### MATERIAL PROVIDED ###

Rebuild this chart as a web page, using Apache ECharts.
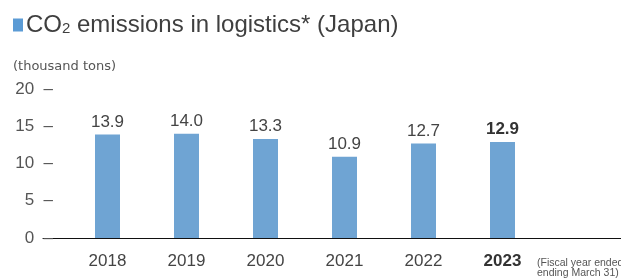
<!DOCTYPE html>
<html><head><meta charset="utf-8">
<script src="https://cdn.jsdelivr.net/npm/echarts@6/dist/echarts.min.js"></script>
<style>html,body{margin:0;padding:0;background:#fff}#c{width:621px;height:280px}</style>
</head><body><div id="c"></div>
<script>
var categories = ['2018', '2019', '2020', '2021', '2022', '2023'];
var values = [13.9, 14.0, 13.3, 10.9, 12.7, 12.9];
var yTicks = [0, 5, 10, 15, 20];

var FONT = '"Liberation Sans", Arial, sans-serif';
var cats = categories.concat(['']);
var chart = echarts.init(document.getElementById('c'), null, {renderer: 'canvas'});
chart.setOption({
  animation: false,
  backgroundColor: '#fff',
  title: [{
    left: 13, top: 13, padding: 0,
    text: '{sq| }{g| }{t|CO}{s|2}{t| emissions in logistics* (Japan)}',
    textStyle: {
      fontWeight: 'normal',
      rich: {
        sq: {width: 10, height: 13, backgroundColor: '#5b9bd5', fontSize: 10},
        g: {width: 3, fontSize: 10},
        t: {fontSize: 24, color: '#3f3f3f', fontFamily: FONT, fontWeight: 'normal'},
        s: {fontSize: 15, color: '#3f3f3f', fontFamily: FONT, fontWeight: 'normal', padding: [8, 0, 0, 0]}
      }
    }
  }, {
    left: 13, top: 60, padding: 0,
    text: '(thousand tons)',
    textStyle: {fontSize: 13, color: '#555', fontWeight: 'normal', fontFamily: '"DejaVu Sans", sans-serif'}
  }, {
    left: 537, top: 258, padding: 0,
    text: '(Fiscal year ended\nending March 31)',
    textStyle: {fontSize: 10.5, lineHeight: 10, color: '#555', fontWeight: 'normal', fontFamily: FONT}
  }],
  grid: [
    {left: 68, right: 0, top: 89, bottom: 42},
    {left: 43, right: 0, top: 89, bottom: 42}
  ],
  xAxis: [{
    type: 'category', gridIndex: 0, data: cats,
    axisLine: {show: false}, axisTick: {show: false},
    axisLabel: {
      interval: 0, margin: 15, fontSize: 17, color: '#444', fontFamily: FONT,
      formatter: function (v, i) { return i === categories.length - 1 ? '{b|' + v + '}' : v; },
      rich: {b: {fontSize: 17, fontWeight: 'bold', color: '#333', fontFamily: FONT}}
    }
  }, {
    type: 'value', gridIndex: 1, min: 0, max: 1,
    axisLine: {show: true, lineStyle: {color: '#111', width: 1}},
    axisTick: {show: false}, axisLabel: {show: false}, splitLine: {show: false}
  }],
  yAxis: [{
    type: 'value', gridIndex: 0, min: yTicks[0], max: yTicks[yTicks.length - 1], interval: 5,
    axisLine: {show: false}, axisTick: {show: false}, splitLine: {show: false},
    axisLabel: {margin: 15, fontSize: 17, color: '#555', fontFamily: FONT,
      formatter: function (v) { return v + '  –'; }}
  }, {
    type: 'value', gridIndex: 1, show: false, min: 0, max: 20
  }],
  series: [{
    type: 'bar', xAxisIndex: 0, yAxisIndex: 0, barWidth: 25,
    itemStyle: {color: '#6fa4d3'},
    label: {
      show: true, position: 'top', distance: 4, fontSize: 17, color: '#444', fontFamily: FONT,
      formatter: function (p) { return p.value.toFixed(1); }
    },
    data: values.map(function (v, i) {
      var d = {value: v};
      if (i === values.length - 1) d.label = {fontWeight: 'bold', color: '#333'};
      return d;
    })
  }]
});
</script></body></html>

###

WHAT THIS TASK INVOLVES => Without the pictures, please reproduce each line of the listing above exactly, from the first one through the line bearing "var yTicks = [0, 5, 10, 15, 20];".

EXPECTED ANSWER =>
Rebuild this chart as a web page, using Apache ECharts.
<!DOCTYPE html>
<html><head><meta charset="utf-8">
<script src="https://cdn.jsdelivr.net/npm/echarts@6/dist/echarts.min.js"></script>
<style>html,body{margin:0;padding:0;background:#fff}#c{width:621px;height:280px}</style>
</head><body><div id="c"></div>
<script>
var categories = ['2018', '2019', '2020', '2021', '2022', '2023'];
var values = [13.9, 14.0, 13.3, 10.9, 12.7, 12.9];
var yTicks = [0, 5, 10, 15, 20];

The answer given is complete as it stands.